# GOAL
Give every line again exactly as it appears, please, but not the pictures.

# PROVIDED MATERIAL
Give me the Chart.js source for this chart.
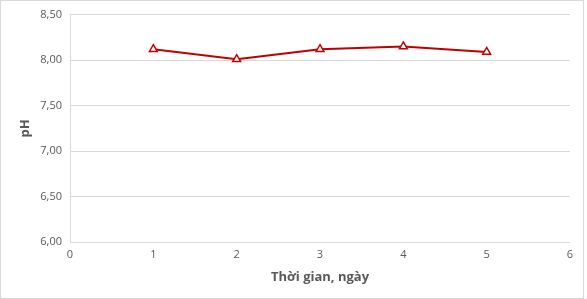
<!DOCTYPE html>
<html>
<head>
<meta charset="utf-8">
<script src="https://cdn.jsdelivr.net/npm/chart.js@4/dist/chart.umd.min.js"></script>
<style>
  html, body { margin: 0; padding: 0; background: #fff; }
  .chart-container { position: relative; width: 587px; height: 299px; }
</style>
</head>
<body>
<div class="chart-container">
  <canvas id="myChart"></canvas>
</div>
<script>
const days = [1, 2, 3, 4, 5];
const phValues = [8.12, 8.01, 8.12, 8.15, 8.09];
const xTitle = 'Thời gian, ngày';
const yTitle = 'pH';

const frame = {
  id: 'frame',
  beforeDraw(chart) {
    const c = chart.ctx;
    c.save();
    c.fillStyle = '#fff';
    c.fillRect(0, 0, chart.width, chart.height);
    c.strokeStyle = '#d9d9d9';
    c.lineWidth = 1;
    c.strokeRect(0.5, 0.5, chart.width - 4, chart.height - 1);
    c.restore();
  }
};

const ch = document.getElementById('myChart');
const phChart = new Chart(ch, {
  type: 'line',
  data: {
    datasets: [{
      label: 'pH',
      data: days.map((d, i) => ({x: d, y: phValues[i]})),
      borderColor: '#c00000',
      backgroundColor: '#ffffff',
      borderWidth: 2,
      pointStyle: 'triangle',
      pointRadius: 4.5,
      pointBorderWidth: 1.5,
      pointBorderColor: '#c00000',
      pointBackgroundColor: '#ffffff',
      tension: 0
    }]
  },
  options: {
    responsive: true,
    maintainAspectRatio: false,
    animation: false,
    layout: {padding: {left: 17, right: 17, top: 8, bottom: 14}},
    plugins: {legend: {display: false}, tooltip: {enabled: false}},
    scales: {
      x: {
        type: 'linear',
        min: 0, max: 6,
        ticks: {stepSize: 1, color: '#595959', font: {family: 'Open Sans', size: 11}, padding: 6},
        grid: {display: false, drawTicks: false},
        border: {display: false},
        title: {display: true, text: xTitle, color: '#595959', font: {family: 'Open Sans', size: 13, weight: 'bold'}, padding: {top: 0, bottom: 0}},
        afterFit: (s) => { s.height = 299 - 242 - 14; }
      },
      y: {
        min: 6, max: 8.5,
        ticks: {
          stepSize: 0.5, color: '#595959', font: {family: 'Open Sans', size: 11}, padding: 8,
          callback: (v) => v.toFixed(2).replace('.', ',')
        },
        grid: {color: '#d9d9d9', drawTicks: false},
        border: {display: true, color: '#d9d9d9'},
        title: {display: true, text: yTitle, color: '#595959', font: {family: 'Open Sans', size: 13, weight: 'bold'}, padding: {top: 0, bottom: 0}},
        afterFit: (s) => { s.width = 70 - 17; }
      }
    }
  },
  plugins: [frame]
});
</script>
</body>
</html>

# EXERCISE OUTPUT
Give me the Chart.js source for this chart.
<!DOCTYPE html>
<html>
<head>
<meta charset="utf-8">
<script src="https://cdn.jsdelivr.net/npm/chart.js@4/dist/chart.umd.min.js"></script>
<style>
  html, body { margin: 0; padding: 0; background: #fff; }
  .chart-container { position: relative; width: 587px; height: 299px; }
</style>
</head>
<body>
<div class="chart-container">
  <canvas id="myChart"></canvas>
</div>
<script>
const days = [1, 2, 3, 4, 5];
const phValues = [8.12, 8.01, 8.12, 8.15, 8.09];
const xTitle = 'Thời gian, ngày';
const yTitle = 'pH';

const frame = {
  id: 'frame',
  beforeDraw(chart) {
    const c = chart.ctx;
    c.save();
    c.fillStyle = '#fff';
    c.fillRect(0, 0, chart.width, chart.height);
    c.strokeStyle = '#d9d9d9';
    c.lineWidth = 1;
    c.strokeRect(0.5, 0.5, chart.width - 4, chart.height - 1);
    c.restore();
  }
};

const ch = document.getElementById('myChart');
const phChart = new Chart(ch, {
  type: 'line',
  data: {
    datasets: [{
      label: 'pH',
      data: days.map((d, i) => ({x: d, y: phValues[i]})),
      borderColor: '#c00000',
      backgroundColor: '#ffffff',
      borderWidth: 2,
      pointStyle: 'triangle',
      pointRadius: 4.5,
      pointBorderWidth: 1.5,
      pointBorderColor: '#c00000',
      pointBackgroundColor: '#ffffff',
      tension: 0
    }]
  },
  options: {
    responsive: true,
    maintainAspectRatio: false,
    animation: false,
    layout: {padding: {left: 17, right: 17, top: 8, bottom: 14}},
    plugins: {legend: {display: false}, tooltip: {enabled: false}},
    scales: {
      x: {
        type: 'linear',
        min: 0, max: 6,
        ticks: {stepSize: 1, color: '#595959', font: {family: 'Open Sans', size: 11}, padding: 6},
        grid: {display: false, drawTicks: false},
        border: {display: false},
        title: {display: true, text: xTitle, color: '#595959', font: {family: 'Open Sans', size: 13, weight: 'bold'}, padding: {top: 0, bottom: 0}},
        afterFit: (s) => { s.height = 299 - 242 - 14; }
      },
      y: {
        min: 6, max: 8.5,
        ticks: {
          stepSize: 0.5, color: '#595959', font: {family: 'Open Sans', size: 11}, padding: 8,
          callback: (v) => v.toFixed(2).replace('.', ',')
        },
        grid: {color: '#d9d9d9', drawTicks: false},
        border: {display: true, color: '#d9d9d9'},
        title: {display: true, text: yTitle, color: '#595959', font: {family: 'Open Sans', size: 13, weight: 'bold'}, padding: {top: 0, bottom: 0}},
        afterFit: (s) => { s.width = 70 - 17; }
      }
    }
  },
  plugins: [frame]
});
</script>
</body>
</html>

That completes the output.